Harry Lind
- Born: Harry Lind 27 March 1906 Dunfermline, Scotland
- Died: 18 December 1986 (aged 80) Dunfermline, Scotland

Rugby union career
- Position: Fly-half / Centre

Amateur team(s)
- Years: Team / Apps / (Points)
- Dunfermline

Provincial / State sides
- Years: Team / Apps / (Points)
- Midlands District
- Scotland Probables

International career
- Years: Team / Apps / (Points)
- 1928–1936: Scotland / 16 / (7)

Refereeing career
- Years: Competition /  / Apps
- 1944: Scottish Districts

= Harry Lind =

Scotland international rugby union player

Harry Lind (27 March 1906 – 18 December 1986, Dunfermline) was a Scotland international rugby union player.

==Rugby Union career==

===Amateur career===

His club was Dunfermline RFC.

===Provincial career===

Lind represented the Midlands District.

He played for Scotland Probables on 19 December 1931.
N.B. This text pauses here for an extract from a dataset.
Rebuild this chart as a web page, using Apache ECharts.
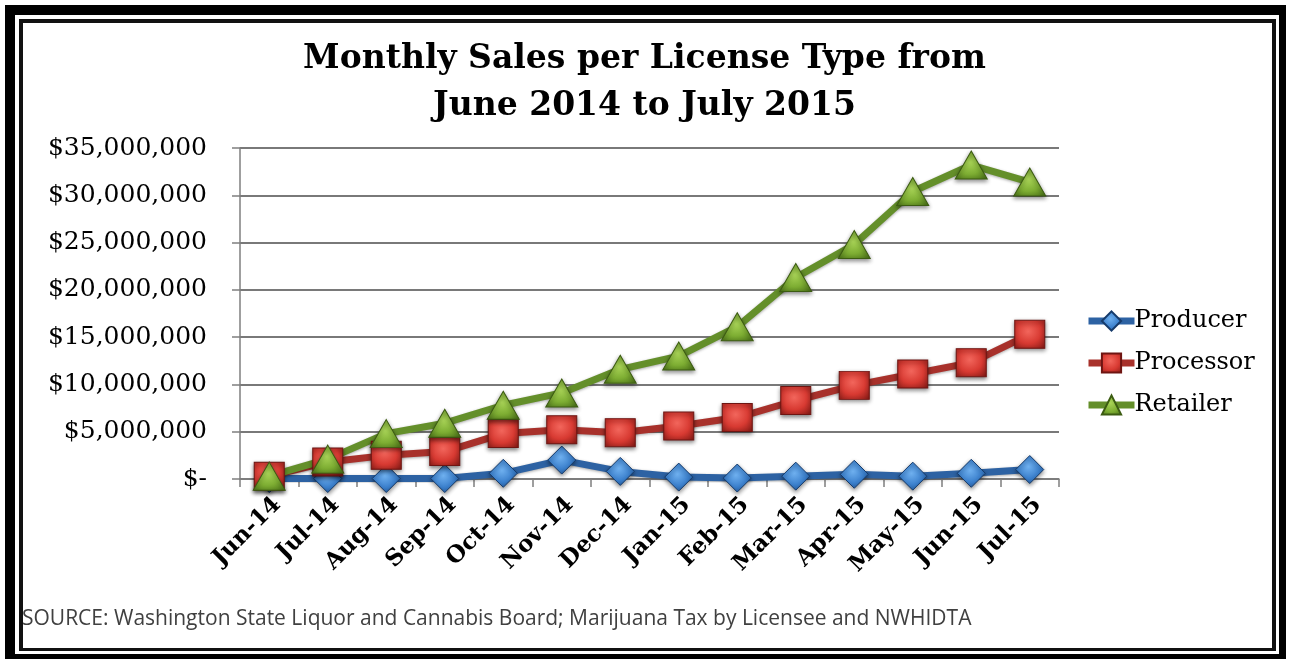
<!DOCTYPE html>
<html>
<head>
<meta charset="utf-8">
<title>Monthly Sales per License Type</title>
<script src="https://cdn.jsdelivr.net/npm/echarts@6/dist/echarts.min.js"></script>
<style>
  html, body { margin: 0; padding: 0; background: #fff; }
  #chart { width: 1289px; height: 659px; }
</style>
</head>
<body>
<div id="chart"></div>
<script>
// Months covered by the report
const months = ['Jun-14', 'Jul-14', 'Aug-14', 'Sep-14', 'Oct-14', 'Nov-14', 'Dec-14',
                'Jan-15', 'Feb-15', 'Mar-15', 'Apr-15', 'May-15', 'Jun-15', 'Jul-15'];

// Monthly sales in dollars, by license type
const producer  = [50000, 50000, 50000, 50000, 600000, 2000000, 800000,
                   200000, 100000, 300000, 500000, 300000, 600000, 1000000];
const processor = [300000, 1800000, 2500000, 2900000, 4800000, 5200000, 4900000,
                   5600000, 6500000, 8300000, 9900000, 11100000, 12300000, 15300000];
const retailer  = [300000, 2100000, 4800000, 5900000, 7800000, 9100000, 11600000,
                   13000000, 16100000, 21300000, 24800000, 30400000, 33200000, 31400000];

const seriesNames = ['Producer', 'Processor', 'Retailer'];

const SERIF = '"DejaVu Serif", "Liberation Serif", serif';

function glossy(light, mid, dark) {
  return {
    type: 'radial', x: 0.45, y: 0.4, r: 0.75,
    colorStops: [
      { offset: 0, color: light },
      { offset: 0.55, color: mid },
      { offset: 1, color: dark }
    ]
  };
}

function lineSeries(name, data, symbol, size, lineColor, fill, border) {
  return {
    name: name,
    type: 'line',
    data: data,
    symbol: symbol,
    symbolSize: size,
    showAllSymbol: true,
    lineStyle: {
      width: 7, color: lineColor,
      shadowColor: 'rgba(0,0,0,0.35)', shadowBlur: 3, shadowOffsetY: 1
    },
    itemStyle: {
      color: fill, borderColor: border, borderWidth: 1,
      shadowColor: 'rgba(0,0,0,0.45)', shadowBlur: 4, shadowOffsetY: 2
    },
    emphasis: { disabled: true },
    z: 3
  };
}

const chart = echarts.init(document.getElementById('chart'), null, { renderer: 'canvas' });

chart.setOption({
  animation: false,
  backgroundColor: '#fff',
  title: {
    text: 'Monthly Sales per License Type from\nJune 2014 to July 2015',
    left: 'center',
    top: 31,
    textStyle: {
      fontFamily: SERIF, fontWeight: 'bold', fontSize: 33,
      lineHeight: 47, color: '#000'
    }
  },
  legend: {
    orient: 'vertical',
    left: 1080,
    top: 304,
    itemWidth: 46,
    itemHeight: 24,
    itemGap: 18,
    data: seriesNames,
    lineStyle: { width: 7 },
    textStyle: { fontFamily: SERIF, fontSize: 24, color: '#000', padding: [0, 0, 0, -5] }
  },
  grid: { left: 240, top: 148, right: 230, bottom: 180, containLabel: false },
  xAxis: {
    type: 'category',
    data: months,
    boundaryGap: true,
    axisLine: { lineStyle: { color: '#7f7f7f', width: 1.5 } },
    axisTick: { show: true, inside: false, length: 8, alignWithLabel: false,
                lineStyle: { color: '#7f7f7f', width: 1.5 } },
    axisLabel: {
      interval: 0, rotate: 45, margin: 14, verticalAlign: 'top',
      fontFamily: SERIF, fontWeight: 'bold', fontSize: 23, color: '#000'
    }
  },
  yAxis: {
    type: 'value',
    min: 0, max: 35000000, interval: 5000000,
    axisLine: { show: true, lineStyle: { color: '#7f7f7f', width: 1.5 } },
    axisTick: { show: true, length: 8, lineStyle: { color: '#7f7f7f', width: 1.5 } },
    splitLine: { lineStyle: { color: '#4d4d4d', width: 1.5 } },
    axisLabel: {
      margin: 33,
      fontFamily: SERIF, fontSize: 25, color: '#000',
      formatter: function (v) {
        return v === 0 ? '$-' : '$' + v.toLocaleString('en-US');
      }
    }
  },
  series: [
    lineSeries('Producer', producer, 'diamond', [28, 28], '#2d62a3',
               glossy('#6fb0ef', '#3a7fcc', '#1c4a86'), '#163b6b'),
    lineSeries('Processor', processor, 'rect', [30, 28], '#a8312b',
               glossy('#f2665c', '#d83a32', '#8e1d18'), '#6e1512'),
    lineSeries('Retailer', retailer, 'triangle', [32, 28], '#648f2a',
               glossy('#a9d457', '#7eae33', '#4c7418'), '#3c5c12')
  ],
  graphic: [
    // outer heavy frame
    { type: 'rect', shape: { x: 5, y: 5, width: 1281, height: 10 }, style: { fill: '#000' }, silent: true },
    { type: 'rect', shape: { x: 5, y: 5, width: 10, height: 654 }, style: { fill: '#000' }, silent: true },
    { type: 'rect', shape: { x: 1279, y: 5, width: 7, height: 654 }, style: { fill: '#000' }, silent: true },
    { type: 'rect', shape: { x: 5, y: 654, width: 1281, height: 5 }, style: { fill: '#000' }, silent: true },
    // inner thin frame
    { type: 'rect', shape: { x: 19, y: 19, width: 1257, height: 4 }, style: { fill: '#111' }, silent: true },
    { type: 'rect', shape: { x: 19, y: 19, width: 4, height: 632 }, style: { fill: '#111' }, silent: true },
    { type: 'rect', shape: { x: 1272, y: 19, width: 4, height: 632 }, style: { fill: '#111' }, silent: true },
    { type: 'rect', shape: { x: 19, y: 648, width: 1257, height: 3 }, style: { fill: '#111' }, silent: true },
    // source note
    {
      type: 'text', left: 22, top: 609, silent: true,
      style: {
        text: 'SOURCE: Washington State Liquor and Cannabis Board; Marijuana Tax by Licensee and NWHIDTA',
        fontFamily: '"Open Sans", "Liberation Sans", sans-serif',
        fontSize: 21, fill: '#404040'
      }
    }
  ]
});
</script>
</body>
</html>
===International career===

He was capped 16 times for Scotland between 1928 and 1936 at centre.

In Scotland's Triple Crown win in 1933, when they beat 8-6 by two drop-goals (four points each in those days) to two tries (three points in those days), Lind contributed the winning goal:

"Ireland were pressing on the Scottish line and leading by 6-4 when suddenly the Scottish forwards ignited a foot-rush from their own line to the Irish '25'. Davy was one who had to go in to try and stop the rush and when he got up, there was Harry Lind of Dunfermline slotting the winning drop-goal. 'It was some foot-rush', I remember that great Irishman saying, 'Forwards really could control the dribble in those days."

===Referee career===

After his playing career, Lind became a rugby union referee.